- Cremorne
- Coordinates: 42°57′25″S 147°32′1″E﻿ / ﻿42.95694°S 147.53361°E
- Population: 526 (2016 census)
- Postcode(s): 7024
- Location: 21 km (13 mi) SE of Rosny Park
- LGA(s): City of Clarence
- Region: Hobart
- State electorate(s): Franklin
- Federal division(s): Franklin
Suburbs around Cremorne:
| Sandford | Sandford | Frederick Henry Bay |
| Sandford | Cremorne | Frederick Henry Bay |
| Sandford | Pipe Clay Lagoon, Sandford | Clifton Beach |

= Cremorne, Tasmania =

Cremorne is a rural residential locality in the local government area (LGA) of Clarence in the Hobart LGA region of Tasmania. The locality is about 21 km south-east of the town of Rosny Park.

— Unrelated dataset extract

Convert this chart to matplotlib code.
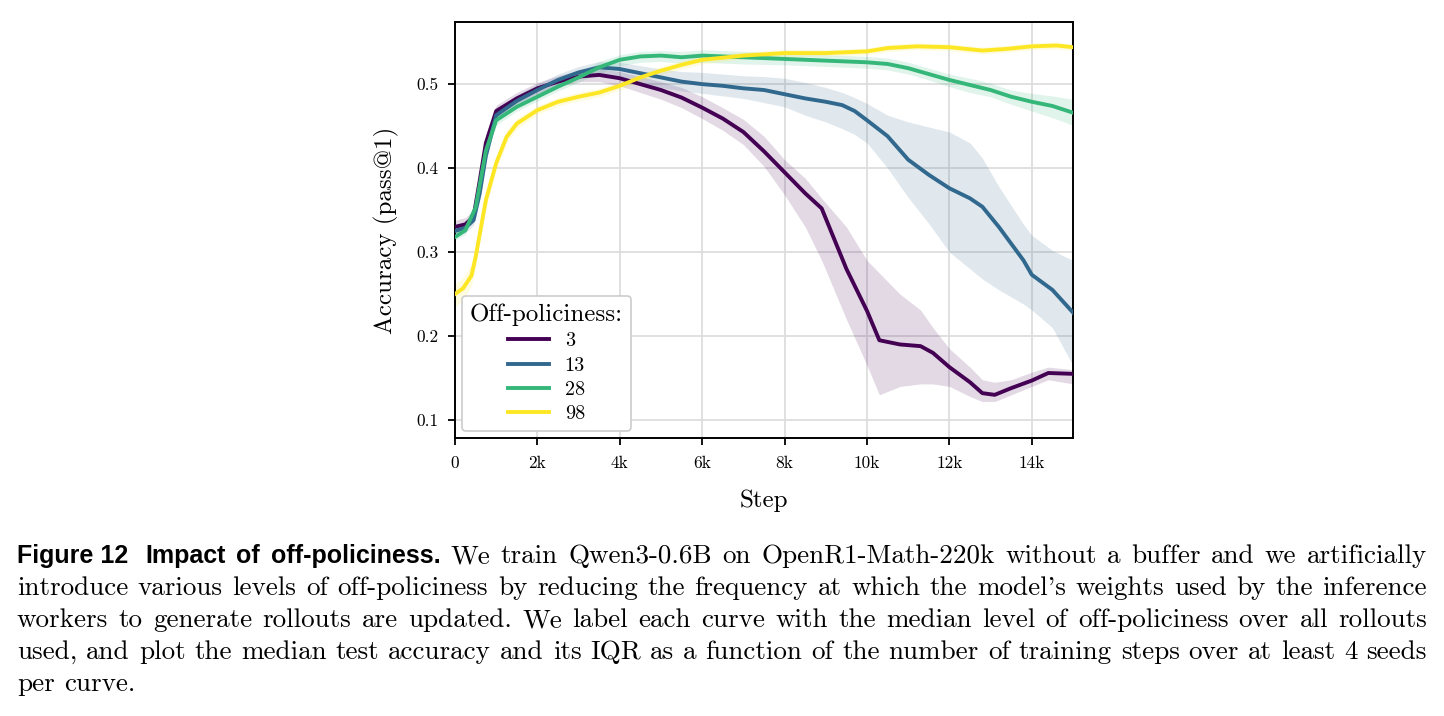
import matplotlib
matplotlib.use("Agg")
import matplotlib.pyplot as plt
import matplotlib.transforms as mtransforms
from matplotlib.ticker import FuncFormatter

plt.rcParams['font.family'] = ['cmr10', 'DejaVu Serif']
plt.rcParams['mathtext.fontset'] = 'cm'
plt.rcParams['axes.formatter.use_mathtext'] = True

# --- data ---
labels = ['3', '13', '28', '98']
colors = ['#440154', '#31688e', '#35b779', '#fde725']

steps_3 = [0, 250, 450, 600, 750, 1000, 1500, 2000, 2500, 3000, 3500, 4000, 4500, 5000, 5500,
           6000, 6500, 7000, 7500, 8000, 8500, 8900, 9500, 10000, 10300, 10800, 11300, 11600,
           12000, 12500, 12800, 13100, 13500, 14000, 14400, 15000]
acc_3 = [0.330, 0.333, 0.342, 0.385, 0.430, 0.468, 0.483, 0.495, 0.503, 0.509, 0.511, 0.507, 0.500,
         0.493, 0.484, 0.472, 0.459, 0.443, 0.420, 0.395, 0.370, 0.352, 0.280, 0.230, 0.195, 0.190,
         0.188, 0.180, 0.163, 0.145, 0.132, 0.130, 0.138, 0.147, 0.156, 0.155]
lo_3 = [0.325, 0.328, 0.336, 0.375, 0.420, 0.461, 0.477, 0.489, 0.497, 0.503, 0.503, 0.498, 0.490,
        0.482, 0.472, 0.459, 0.445, 0.428, 0.402, 0.368, 0.330, 0.290, 0.220, 0.165, 0.130, 0.140,
        0.143, 0.143, 0.140, 0.128, 0.122, 0.122, 0.130, 0.140, 0.148, 0.143]
hi_3 = [0.338, 0.341, 0.350, 0.393, 0.440, 0.475, 0.490, 0.502, 0.510, 0.516, 0.518, 0.515, 0.509,
        0.503, 0.496, 0.485, 0.472, 0.458, 0.438, 0.410, 0.388, 0.364, 0.330, 0.290, 0.275, 0.250,
        0.231, 0.210, 0.185, 0.163, 0.148, 0.145, 0.148, 0.157, 0.163, 0.160]

steps_13 = [0, 250, 450, 600, 750, 1000, 1500, 2000, 2500, 3000, 3500, 4000, 4500, 5000, 5500,
            6000, 6500, 7000, 7500, 8000, 8500, 9000, 9400, 9700, 10000, 10500, 11000, 11500,
            12000, 12500, 12800, 13200, 13800, 14000, 14500, 15000]
acc_13 = [0.325, 0.329, 0.338, 0.370, 0.415, 0.463, 0.480, 0.493, 0.505, 0.514, 0.520, 0.518, 0.513,
          0.508, 0.503, 0.500, 0.498, 0.495, 0.493, 0.488, 0.483, 0.479, 0.475, 0.468, 0.457, 0.438,
          0.410, 0.392, 0.376, 0.364, 0.354, 0.330, 0.290, 0.273, 0.255, 0.228]
lo_13 = [0.320, 0.323, 0.332, 0.362, 0.407, 0.456, 0.473, 0.486, 0.498, 0.507, 0.512, 0.508, 0.502,
         0.496, 0.492, 0.489, 0.486, 0.483, 0.478, 0.473, 0.463, 0.455, 0.447, 0.440, 0.430, 0.400,
         0.365, 0.334, 0.300, 0.280, 0.268, 0.255, 0.238, 0.231, 0.210, 0.165]
hi_13 = [0.332, 0.335, 0.345, 0.378, 0.423, 0.470, 0.487, 0.500, 0.512, 0.521, 0.527, 0.526, 0.522,
         0.518, 0.515, 0.514, 0.512, 0.510, 0.509, 0.507, 0.502, 0.496, 0.490, 0.484, 0.477, 0.463,
         0.455, 0.449, 0.443, 0.430, 0.412, 0.378, 0.333, 0.320, 0.302, 0.290]

steps_28 = [0, 250, 500, 750, 1000, 1500, 2000, 2500, 3000, 3500, 4000, 4500, 5000, 5500, 6000,
            7000, 8000, 9000, 10000, 10500, 11000, 11500, 12000, 12500, 13000, 13500, 14000,
            14500, 15000]
acc_28 = [0.318, 0.326, 0.353, 0.421, 0.457, 0.473, 0.485, 0.497, 0.508, 0.520, 0.529, 0.533, 0.534,
          0.532, 0.534, 0.532, 0.530, 0.528, 0.526, 0.524, 0.519, 0.512, 0.505, 0.499, 0.493, 0.485,
          0.479, 0.474, 0.466]
lo_28 = [0.314, 0.321, 0.346, 0.413, 0.451, 0.468, 0.480, 0.492, 0.502, 0.513, 0.522, 0.526, 0.527,
         0.525, 0.526, 0.524, 0.523, 0.521, 0.519, 0.517, 0.512, 0.505, 0.497, 0.490, 0.485, 0.476,
         0.468, 0.460, 0.451]
hi_28 = [0.322, 0.331, 0.360, 0.429, 0.463, 0.478, 0.490, 0.502, 0.514, 0.527, 0.535, 0.539, 0.540,
         0.539, 0.541, 0.539, 0.537, 0.535, 0.533, 0.531, 0.526, 0.519, 0.512, 0.507, 0.501, 0.493,
         0.489, 0.486, 0.482]

steps_98 = [0, 200, 400, 500, 750, 1000, 1250, 1500, 2000, 2500, 3000, 3500, 4000, 4500, 5000,
            5500, 6000, 7000, 8000, 9000, 10000, 10500, 11200, 12000, 12800, 13400, 14000, 14600,
            15000]
acc_98 = [0.250, 0.257, 0.272, 0.294, 0.362, 0.406, 0.437, 0.453, 0.469, 0.479, 0.485, 0.490, 0.498,
          0.508, 0.516, 0.523, 0.529, 0.534, 0.537, 0.537, 0.539, 0.543, 0.545, 0.544, 0.540, 0.542,
          0.545, 0.546, 0.544]
lo_98 = [0.235, 0.243, 0.260, 0.283, 0.352, 0.398, 0.430, 0.447, 0.464, 0.474, 0.480, 0.485, 0.493,
         0.503, 0.511, 0.518, 0.524, 0.530, 0.533, 0.533, 0.535, 0.539, 0.541, 0.540, 0.536, 0.538,
         0.541, 0.542, 0.540]
hi_98 = [0.262, 0.270, 0.285, 0.306, 0.372, 0.414, 0.444, 0.459, 0.474, 0.484, 0.490, 0.495, 0.503,
         0.513, 0.521, 0.528, 0.534, 0.538, 0.541, 0.541, 0.543, 0.547, 0.549, 0.548, 0.544, 0.546,
         0.549, 0.550, 0.548]

x_ticks = [0, 2000, 4000, 6000, 8000, 10000, 12000, 14000]
y_ticks = [0.1, 0.2, 0.3, 0.4, 0.5]

caption_head = ['Figure 12', 'Impact of off-policiness.']
caption_lines = [
    "We train Qwen3-0.6B on OpenR1-Math-220k without a buffer and we artificially",
    "introduce various levels of off-policiness by reducing the frequency at which the model's weights used by the inference",
    "workers to generate rollouts are updated. We label each curve with the median level of off-policiness over all rollouts",
    "used, and plot the median test accuracy and its IQR as a function of the number of training steps over at least 4 seeds",
    "per curve.",
]

series = [
    (steps_3, acc_3, lo_3, hi_3),
    (steps_13, acc_13, lo_13, hi_13),
    (steps_28, acc_28, lo_28, hi_28),
    (steps_98, acc_98, lo_98, hi_98),
]

# --- figure ---
W, H = 1444, 716
fig = plt.figure(figsize=(W / 100, H / 100), dpi=100)
ax = fig.add_axes([455 / W, 1 - 438 / H, (1073 - 455) / W, (438 - 22) / H])

for (s, a, lo, hi), c, lab in zip(series, colors, labels):
    ax.fill_between(s, lo, hi, color=c, alpha=0.15, lw=0, zorder=2)
    ax.plot(s, a, color=c, lw=2.8, label=lab, zorder=3)

ax.set_xlim(0, 15000)
ax.set_ylim(0.0786, 0.574)
ax.set_xticks(x_ticks)
ax.set_yticks(y_ticks)
ax.xaxis.set_major_formatter(FuncFormatter(lambda v, p: '0' if v == 0 else f'{int(v // 1000)}k'))
ax.yaxis.set_major_formatter(FuncFormatter(lambda v, p: f'{v:.1f}'))
ax.tick_params(direction='out', length=5, width=1.3, labelsize=12.5)
ax.tick_params(axis='x', pad=8)
ax.tick_params(axis='y', pad=7)
for sp in ax.spines.values():
    sp.set_linewidth(1.4)
ax.grid(color='#dddddd', lw=1.3, zorder=0)
ax.set_axisbelow(True)

ax.set_xlabel('Step', fontsize=18, labelpad=13)
ax.set_ylabel('Accuracy (pass@1)', fontsize=18, labelpad=12)

leg = ax.legend(title='Off-policiness:', loc='lower left', fontsize=14.5, title_fontsize=18,
                handlelength=2.0, labelspacing=0.3, framealpha=1, edgecolor='#cccccc',
                borderaxespad=0.35, borderpad=0.4)
leg.get_frame().set_linewidth(1.2)

# --- caption, justified line by line ---
renderer = fig.canvas.get_renderer()
ident = mtransforms.IdentityTransform()
body = dict(family=['cmr10', 'DejaVu Serif'], fontsize=19.5)
head = dict(family='Liberation Sans', fontweight='bold', fontsize=18)
X0, X1 = 17, 1427


def put_line(tokens, y, justify=True):
    arts, extras = [], []
    for word, style, extra in tokens:
        arts.append(fig.text(0, 0, word, transform=ident, ha='left', va='baseline', **style))
        extras.append(extra)
    widths = [t.get_window_extent(renderer).width for t in arts]
    if justify:
        gap = (X1 - X0 - sum(widths) - sum(extras)) / (len(arts) - 1)
    else:
        gap = 19.5 * 100 / 72 * 0.33
    x = X0
    for t, w, e in zip(arts, widths, extras):
        t.set_position((x, H - y))
        x += w + gap + e


line_y = [563, 595, 627, 659, 691]
for i, (line, y) in enumerate(zip(caption_lines, line_y)):
    tokens = [(w, body, 0) for w in line.split()]
    if i == 0:
        hd = [(caption_head[0], head, 7)] + [(w, head, 0) for w in caption_head[1].split()]
        tokens = hd + tokens
    put_line(tokens, y, justify=(i < len(caption_lines) - 1))

fig.savefig('out.png', dpi=100)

The 2016 census recorded a population of 526 for the state suburb of Cremorne.
It is a town located on the South Arm Peninsula on the outskirts of Hobart.

==History==
Cremorne was gazetted as a locality in 1968. Originally gazetted as Pipe Clay, the name was changed in 1968.
The 2011 census found the Cremorne postcode area to have the highest median personal income in Tasmania, at $749 per week.

==Geography==
The waters of Frederick Henry Bay form the eastern boundary, while Pipe Clay Lagoon forms most of the southern.

==Road infrastructure==
Route B33 (South Arm Road) passes to the south-west. From there, Cremorne Avenue provides access to the locality.